Create a cardio workout plan that uses different machines and change the resistance and incline settings to work different muscle groups while you do aerobic exercises. In addition to treadmills, ellipticals, rowing machines and exercise bikes, add swimming and jogging to your plan, if the gym has those options. Calculate your maximum heart rate by using the correct formula for a man or a woman.

Muscle-Building Workout Plan

If your goal is to build muscle, create a strength-training plan using gym exercise equipment and weights.
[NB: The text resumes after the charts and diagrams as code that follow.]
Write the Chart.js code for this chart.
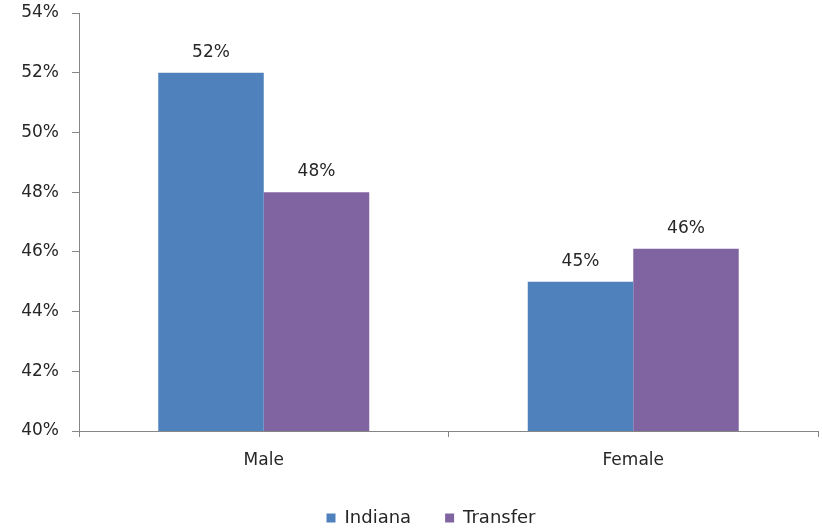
<!DOCTYPE html>
<html>
<head>
<meta charset="utf-8">
<script src="https://cdn.jsdelivr.net/npm/chart.js@4"></script>
<style>
  html, body { margin: 0; padding: 0; background: #fff; }
  #wrap { width: 822px; height: 530px; }
</style>
</head>
<body>
<div id="wrap"><canvas id="bar-chart" width="822" height="530"></canvas></div>
<script>
const categories = ["Male", "Female"];
const indiana = [52.0, 45.0];
const transfer = [48.0, 46.1];
const yMin = 40;
const yMax = 54;
const yStep = 2;

const barLabels = {
    id: "barLabels",
    afterDatasetsDraw(chart) {
        const ctx = chart.ctx;
        ctx.save();
        ctx.font = "17px 'DejaVu Sans'";
        ctx.fillStyle = "#262626";
        ctx.textAlign = "center";
        ctx.textBaseline = "bottom";
        chart.data.datasets.forEach((ds, i) => {
            chart.getDatasetMeta(i).data.forEach((bar, j) => {
                ctx.fillText(Math.round(ds.data[j]) + "%", bar.x, bar.y - 12);
            });
        });
        ctx.restore();
    }
};

// nudge the legend a bit right, like the original
const legendShift = {
    id: "legendShift",
    afterLayout(chart) {
        chart.legend.left += 22;
        chart.legend.right += 22;
    }
};

Chart.defaults.font.family = "'DejaVu Sans'";
Chart.defaults.font.size = 17;
Chart.defaults.color = "#262626";

new Chart(document.getElementById("bar-chart"), {
    type: 'bar',
    data: {
        labels: categories,
        datasets: [
            {
                label: "Indiana",
                data: indiana,
                backgroundColor: "#4F81BD",
                categoryPercentage: 0.571,
                barPercentage: 1.0
            },
            {
                label: "Transfer",
                data: transfer,
                backgroundColor: "#8064A2",
                categoryPercentage: 0.571,
                barPercentage: 1.0
            }
        ]
    },
    options: {
        responsive: false,
        animation: false,
        layout: {
            padding: { top: 13, right: 4, left: 0, bottom: 0 }
        },
        scales: {
            x: {
                grid: {
                    drawOnChartArea: false,
                    color: "#868686",
                    tickLength: 6
                },
                border: { color: "#868686", width: 1 },
                ticks: { padding: 13 },
                afterFit(scale) {
                    scale.height = 44;
                    scale.paddingLeft = 0;
                    scale.paddingRight = 0;
                }
            },
            y: {
                min: yMin,
                max: yMax,
                grid: {
                    drawOnChartArea: false,
                    color: "#868686",
                    tickLength: 7
                },
                border: { color: "#868686", width: 1 },
                ticks: {
                    stepSize: yStep,
                    padding: 13,
                    callback: v => v + "%"
                },
                afterFit(scale) {
                    scale.width = 79;
                    scale.paddingTop = 0;
                    scale.paddingBottom = 0;
                }
            }
        },
        plugins: {
            legend: {
                position: "bottom",
                maxHeight: 55,
                labels: {
                    boxWidth: 9,
                    boxHeight: 9,
                    padding: 34,
                    font: { size: 18 }
                }
            },
            tooltip: { enabled: false }
        }
    },
    plugins: [barLabels, legendShift]
});
</script>
</body>
</html>
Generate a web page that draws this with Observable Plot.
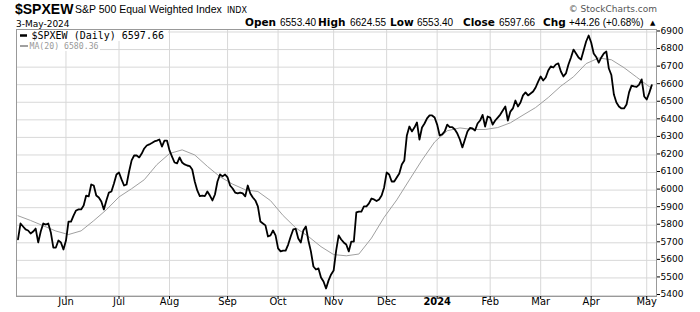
<!DOCTYPE html>
<html>
<head>
<meta charset="utf-8">
<script src="https://cdn.jsdelivr.net/npm/d3@7"></script>
<script src="https://cdn.jsdelivr.net/npm/@observablehq/plot@0.6"></script>
<style>
  body { margin: 0; background: #fff; }
  #wrap { position: relative; width: 700px; height: 312px; overflow: hidden; }
  #chart svg { display: block; }
  #ov { position: absolute; left: 0; top: 0; pointer-events: none; }
</style>
</head>
<body>
<div id="wrap">
  <div id="chart"></div>
  <svg id="ov" width="700" height="312" xmlns="http://www.w3.org/2000/svg">
    <text x="15" y="14" font-family="Liberation Sans, Arial, sans-serif" font-weight="bold" font-size="14">$SPXEW</text>
    <text x="75" y="13" font-family="Liberation Sans, Arial, sans-serif" font-size="10.5">S&amp;P 500 Equal Weighted Index</text>
    <text x="227" y="13" font-family="DejaVu Sans, sans-serif" font-size="8">INDX</text>
    <text x="657" y="11.5" text-anchor="end" font-family="DejaVu Sans, sans-serif" font-size="9" fill="#555">© StockCharts.com</text>
    <text x="16" y="26.5" font-family="DejaVu Sans, sans-serif" font-size="9">3-May-2024</text>
    <g font-size="10" font-family="Liberation Sans, Arial, sans-serif">
      <text x="245" y="26" font-family="DejaVu Sans, sans-serif" font-weight="bold" font-size="10.5">Open</text>
      <text x="280" y="26">6553.40</text>
      <text x="318" y="26" font-family="DejaVu Sans, sans-serif" font-weight="bold" font-size="10.5">High</text>
      <text x="350" y="26">6624.55</text>
      <text x="390" y="26" font-family="DejaVu Sans, sans-serif" font-weight="bold" font-size="10.5">Low</text>
      <text x="417" y="26">6553.40</text>
      <text x="463" y="26" font-family="DejaVu Sans, sans-serif" font-weight="bold" font-size="10.5">Close</text>
      <text x="499" y="26">6597.66</text>
      <text x="543" y="26" font-family="DejaVu Sans, sans-serif" font-weight="bold" font-size="10.5">Chg</text>
      <text x="569" y="26">+44.26 (+0.68%)</text>
      <text x="650" y="25" font-family="DejaVu Sans, sans-serif" font-size="7">▲</text>
    </g>
    <rect x="17" y="30" width="151" height="11" fill="#fff"/>
    <rect x="17" y="41" width="83" height="10" fill="#fff"/>
    <line x1="20" x2="27" y1="35.5" y2="35.5" stroke="#000" stroke-width="2.5"/>
    <text x="31.5" y="39" font-family="DejaVu Sans Mono, monospace" font-size="10">$SPXEW (Daily) 6597.66</text>
    <line x1="20" x2="28" y1="46" y2="46" stroke="#a0a0a0" stroke-width="2"/>
    <text x="29.5" y="49.3" font-family="DejaVu Sans Mono, monospace" font-size="8.2" fill="#999">MA(20) 6580.36</text>
  </svg>
</div>
<script>
// Trading-day index of the first session of each month (0 = 4-May-2023)
const monthLabels = ["Jun","Jul","Aug","Sep","Oct","Nov","Dec","2024","Feb","Mar","Apr","May"];
const monthIdx = [19,40,60,83,103,125,146,166,187,207,227,249];

const yTicks = [5400,5500,5600,5700,5800,5900,6000,6100,6200,6300,6400,6500,6600,6700,6800,6900];

// $SPXEW daily close, one value per trading day (index 0..251)
const dailyClose = [
  5719,5810,5793,5776,5770,5753,5764,5781,5702,5764,
  5810,5804,5810,5759,5673,5673,5713,5702,5662,5713,
  5821,5821,5855,5884,5890,5890,5912,5969,5964,6032,
  6026,5969,5958,5935,5890,5941,5986,5992,6038,6089,
  6100,6061,6026,6032,6106,6169,6197,6197,6186,6208,
  6237,6254,6260,6268,6277,6282,6288,6248,6282,6282,
  6226,6191,6157,6152,6186,6157,6146,6140,6137,6117,
  6049,5998,5966,5969,5966,5992,5969,5941,5975,6049,
  6089,6078,6089,6072,6026,6009,5986,5981,5986,5981,
  5964,6026,5981,5958,5941,5907,5821,5810,5799,5736,
  5742,5770,5742,5668,5651,5656,5656,5690,5736,5776,
  5779,5725,5702,5770,5793,5713,5651,5565,5548,5554,
  5503,5480,5440,5486,5520,5542,5656,5742,5719,5702,
  5690,5651,5707,5707,5873,5878,5878,5907,5907,5924,
  5952,5947,5938,5947,5969,6015,6100,6089,6049,6049,
  6072,6095,6146,6169,6311,6362,6334,6356,6385,6288,
  6356,6379,6408,6425,6425,6413,6373,6311,6317,6334,
  6373,6359,6359,6345,6322,6288,6243,6288,6334,6354,
  6351,6339,6379,6396,6428,6362,6419,6413,6373,6396,
  6413,6430,6453,6476,6396,6447,6465,6510,6476,6499,
  6539,6556,6539,6550,6561,6584,6618,6647,6624,6641,
  6681,6704,6698,6715,6721,6675,6647,6664,6715,6755,
  6800,6778,6755,6743,6795,6846,6880,6840,6778,6758,
  6726,6755,6778,6789,6692,6655,6544,6499,6476,6465,
  6465,6487,6556,6595,6590,6587,6601,6630,6533,6516,
  6553.40,6597.66
];

// MA(20) read at selected trading days
const maIdx = [0,5,10,15,20,25,30,35,40,45,50,55,60,65,70,75,80,85,90,95,100,105,110,115,120,125,130,135,140,145,150,155,160,165,170,175,180,185,190,195,200,205,210,215,220,225,230,235,240,245,250,251];
const maValues = [5854,5827,5797,5767,5747,5768,5826,5888,5961,6008,6059,6145,6208,6229,6200,6135,6076,6034,6002,5992,5940,5855,5785,5736,5678,5633,5626,5636,5727,5845,5944,6058,6171,6274,6338,6354,6345,6345,6356,6383,6427,6470,6527,6592,6645,6720,6752,6742,6697,6643,6589,6580.36];

const daily = dailyClose.map((v, i) => ({i, v}));
const ma = maIdx.map((i, k) => ({i, v: maValues[k]}));
const labels = monthIdx.map((i, k) => ({i, label: monthLabels[k]}));

const chart = Plot.plot({
  width: 700,
  height: 312,
  marginLeft: 16,
  marginRight: 44,
  marginTop: 29,
  marginBottom: 16,
  style: {background: "transparent", fontFamily: "DejaVu Sans, sans-serif", fontSize: "9px", color: "#000"},
  x: {domain: [-0.594, 252.87]},
  y: {domain: [5394.3, 6914.2]},
  marks: [
    Plot.gridY(yTicks, {stroke: "#d8d8d8", strokeOpacity: 1}),
    Plot.gridX(monthIdx, {stroke: "#d8d8d8", strokeOpacity: 1}),
    Plot.frame({stroke: "#999"}),
    Plot.axisY(yTicks, {anchor: "right", tickSize: 3, tickPadding: 1, fontSize: 9, tickFormat: d => String(d), dy: -1, label: null}),
    Plot.axisX(monthIdx, {anchor: "bottom", tickSize: 3, tickFormat: () => "", label: null}),
    Plot.text(labels.filter(d => d.label !== "2024"), {x: "i", text: "label", frameAnchor: "bottom", dy: 8, fontSize: 11, fontFamily: "Liberation Sans Narrow, DejaVu Sans Condensed, sans-serif"}),
    Plot.text(labels.filter(d => d.label === "2024"), {x: "i", text: "label", frameAnchor: "bottom", dy: 8, fontSize: 11, fontWeight: "bold", fontFamily: "Liberation Sans Narrow, DejaVu Sans Condensed, sans-serif"}),
    Plot.line(ma, {x: "i", y: "v", stroke: "#a0a0a0", strokeWidth: 1}),
    Plot.line(daily, {x: "i", y: "v", stroke: "#000", strokeWidth: 1.8})
  ]
});
document.getElementById("chart").appendChild(chart);
</script>
</body>
</html>
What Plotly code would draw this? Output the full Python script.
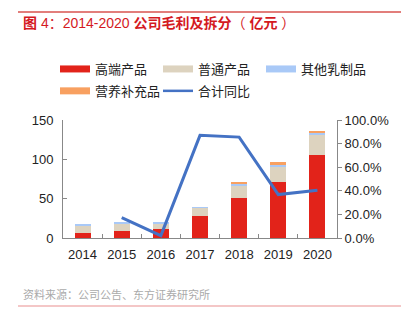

Your plan should focus on building specific muscle groups (e.g., upper body, lower body, core and back), as well as specific muscles within each group (e.g. biceps, triceps, pectorals). To maximize the post-workout repair process that builds muscles, allow your body to recover for at least 24 hours between workouts. 

If you can visit the gym only three days per week, follow a plan that works your total body each visit, but which alternates your body-area each set. For example, work on one upper body exercise, then a lower body exercise, then your core before working on your upper body again.

If you are able to go to the gym daily, your plan should consist of working one or two body areas each day and resting them the next while you work different body areas the next day. For example, your plan could target upper body one day, lower body the next, back/shoulders on the third day and core on the fourth day. Or, you could work your upper body and core on one day, then back/shoulders and lower body the second day. Repeat the two days in order.

Choose weights or resistance levels that allow you to perform six to eight repetitions of an exercise before fatigue or failure, with one to two minutes of rest between each set. Alternately, perform more reps with a weight or resistance level that fatigues you to failure within 90 seconds.

Interval Workout Plan

Many sports, such as tennis, basketball and soccer, require start-and-stop activities that call on the body’s anaerobic energy systems. Unlike aerobic exercise, high-intensity interval training uses a higher heart rate for a shorter period of time. Some of the same machines you use for aerobic exercise are fine for interval workouts as well — just reduce the resistance and incline settings on bikes, rowing machines or ellipticals to help create sprint workouts.

Go as fast as you can on an elliptical for 60 seconds, then recover at a normal pace for two minutes. Sprint part of a track, then walk to recover for the next sprint. Use swimming-lane laps as a gauge for your sprint. Pedal fast on an exercise bike for 60 seconds, then coast for 90. Create an interval workout plan that has you working at a high intensity (80 to 90 percent of your maximum effort) for 30 to 120 seconds, depending on your conditioning level, with 90 to 120 seconds of rest in between sprints.

Never try sprint training without talking to your doctor or other health professional.